* _Goal of the exercise_
Leave out the pictures and set down exactly the lines from the start of the listing through the one with "content (Mg ha-1", both included.

* _Material provided_
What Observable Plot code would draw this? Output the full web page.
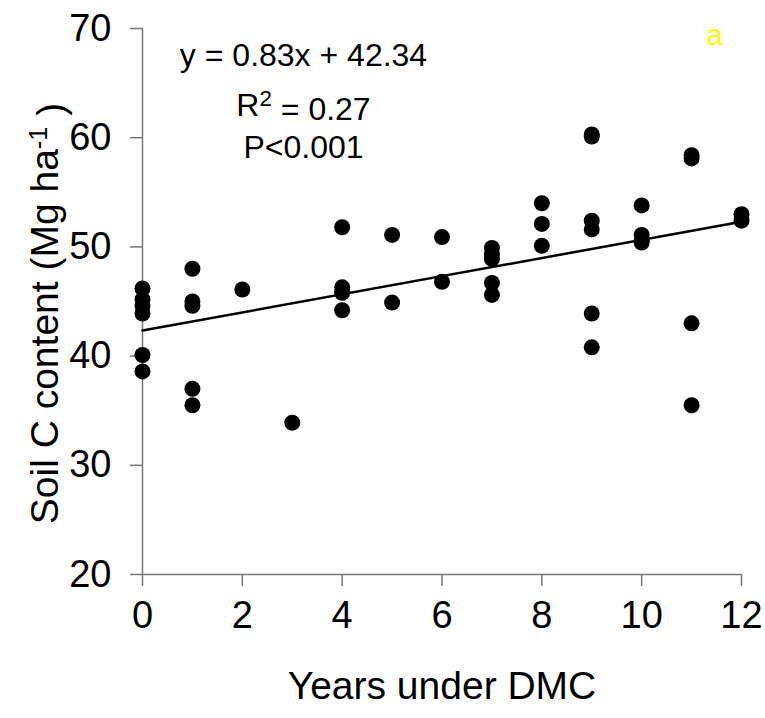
<!DOCTYPE html>
<html><head><meta charset="utf-8">
<script src="https://cdn.jsdelivr.net/npm/d3@7"></script>
<script src="https://cdn.jsdelivr.net/npm/@observablehq/plot@0.6"></script>
<style>html,body{margin:0;padding:0;background:#fff} svg{display:block}</style>
</head><body><div id="chart"></div>
<script>
// Data
const years = [0,0,0,0,0,0, 1,1,1,1,1, 2, 3, 4,4,4,4, 5,5, 6,6, 7,7,7,7,7, 8,8,8, 9,9,9,9,9,9, 10,10,10,10, 11,11,11,11, 12,12];
const soilC = [46.2,45.2,44.6,43.9,40.1,38.6, 48.0,45.0,44.6,37.0,35.5, 46.1, 33.9, 51.8,46.3,45.8,44.2, 51.1,44.9, 50.9,46.8, 49.9,49.3,48.9,46.7,45.6, 54.0,52.1,50.1, 60.3,60.1,52.4,51.6,43.9,40.8, 53.8,51.1,50.6,50.4, 58.4,58.1,43.0,35.5, 53.0,52.4];
const xTicks = [0, 2, 4, 6, 8, 10, 12];
const yTicks = [20, 30, 40, 50, 60, 70];
const slope = 0.83;
const intercept = 42.34;
const fitX = [0, 12];
const statLines = ["y = 0.83x + 42.34", "R2 = 0.27", "P<0.001"];
const panelLabel = "a";
const xLabel = "Years under DMC";
const yLabel = "Soil C content (Mg ha-1 )";

const points = years.map((x, i) => ({x, y: soilC[i]}));
const fit = fitX.map(x => ({x, y: intercept + slope * x}));

const FONT = "'Liberation Sans', Arial, Helvetica, sans-serif";

const chart = Plot.plot({
  width: 765,
  height: 718,
  marginLeft: 142,
  marginRight: 24,
  marginTop: 28,
  marginBottom: 144,
  style: {fontFamily: FONT, fontSize: "38px", background: "#fff", color: "#000"},
  x: {domain: [0, 12]},
  y: {domain: [20, 70]},
  marks: [
    Plot.ruleY([20], {stroke: "#777", strokeWidth: 1.5}),
    Plot.ruleX([0], {stroke: "#777", strokeWidth: 1.5}),
    Plot.axisX({ticks: xTicks, tickSize: 12, tickPadding: 15, stroke: "#777", strokeWidth: 1.5, fill: "#000", fontSize: 38, label: null}),
    Plot.axisY({ticks: yTicks, tickSize: 12, tickPadding: 19, stroke: "#777", strokeWidth: 1.5, fill: "#000", fontSize: 38, label: null}),
    Plot.line(fit, {x: "x", y: "y", stroke: "#000", strokeWidth: 2.5}),
    Plot.dot(points, {x: "x", y: "y", r: 8, fill: "#000", stroke: "none"}),
    Plot.text([statLines[0]], {text: d => d, frameAnchor: "top-left", dx: 161, dy: 27, fontSize: 32, textAnchor: "middle", lineAnchor: "middle", fill: "#000"}),
    Plot.text([statLines[1]], {text: d => d, frameAnchor: "top-left", dx: 161, dy: 77, fontSize: 32, textAnchor: "middle", lineAnchor: "middle", fill: "#000"}),
    Plot.text([statLines[2]], {text: d => d, frameAnchor: "top-left", dx: 161, dy: 119, fontSize: 32, textAnchor: "middle", lineAnchor: "middle", fill: "#000"}),
    Plot.text([panelLabel], {text: d => d, frameAnchor: "top-right", dx: -27, dy: 7, fontSize: 30, textAnchor: "middle", lineAnchor: "middle", fill: "#ffff00"}),
    Plot.text([xLabel], {text: d => d, frameAnchor: "bottom", dy: 112, fontSize: 39, textAnchor: "middle", lineAnchor: "middle", fill: "#000"}),
    Plot.text([yLabel], {text: d => d, frameAnchor: "left", dx: -97, dy: 12, rotate: -90, fontSize: 39, textAnchor: "middle", lineAnchor: "middle", fill: "#000"})
  ]
});

// Superscripts as real tspans
d3.select(chart).selectAll("text").each(function() {
  const t = this.textContent;
  if (t === statLines[1]) {
    const s = d3.select(this); s.text(null);
    s.append("tspan").text("R");
    s.append("tspan").attr("dy", "-0.45em").attr("font-size", "0.7em").text("2");
    s.append("tspan").attr("dy", "0.45em").text(" = 0.27");
  } else if (t === yLabel) {
    const s = d3.select(this); s.text(null);
    s.append("tspan").text("Soil C content (Mg ha");
    s.append("tspan").attr("dy", "-0.45em").attr("font-size", "0.65em").text("-1");
    s.append("tspan").attr("dy", "0.45em").text(" )");
  }
});

document.getElementById("chart").appendChild(chart);
</script>
</body></html>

* _Output of the exercise_
What Observable Plot code would draw this? Output the full web page.
<!DOCTYPE html>
<html><head><meta charset="utf-8">
<script src="https://cdn.jsdelivr.net/npm/d3@7"></script>
<script src="https://cdn.jsdelivr.net/npm/@observablehq/plot@0.6"></script>
<style>html,body{margin:0;padding:0;background:#fff} svg{display:block}</style>
</head><body><div id="chart"></div>
<script>
// Data
const years = [0,0,0,0,0,0, 1,1,1,1,1, 2, 3, 4,4,4,4, 5,5, 6,6, 7,7,7,7,7, 8,8,8, 9,9,9,9,9,9, 10,10,10,10, 11,11,11,11, 12,12];
const soilC = [46.2,45.2,44.6,43.9,40.1,38.6, 48.0,45.0,44.6,37.0,35.5, 46.1, 33.9, 51.8,46.3,45.8,44.2, 51.1,44.9, 50.9,46.8, 49.9,49.3,48.9,46.7,45.6, 54.0,52.1,50.1, 60.3,60.1,52.4,51.6,43.9,40.8, 53.8,51.1,50.6,50.4, 58.4,58.1,43.0,35.5, 53.0,52.4];
const xTicks = [0, 2, 4, 6, 8, 10, 12];
const yTicks = [20, 30, 40, 50, 60, 70];
const slope = 0.83;
const intercept = 42.34;
const fitX = [0, 12];
const statLines = ["y = 0.83x + 42.34", "R2 = 0.27", "P<0.001"];
const panelLabel = "a";
const xLabel = "Years under DMC";
const yLabel = "Soil C content (Mg ha-1 )";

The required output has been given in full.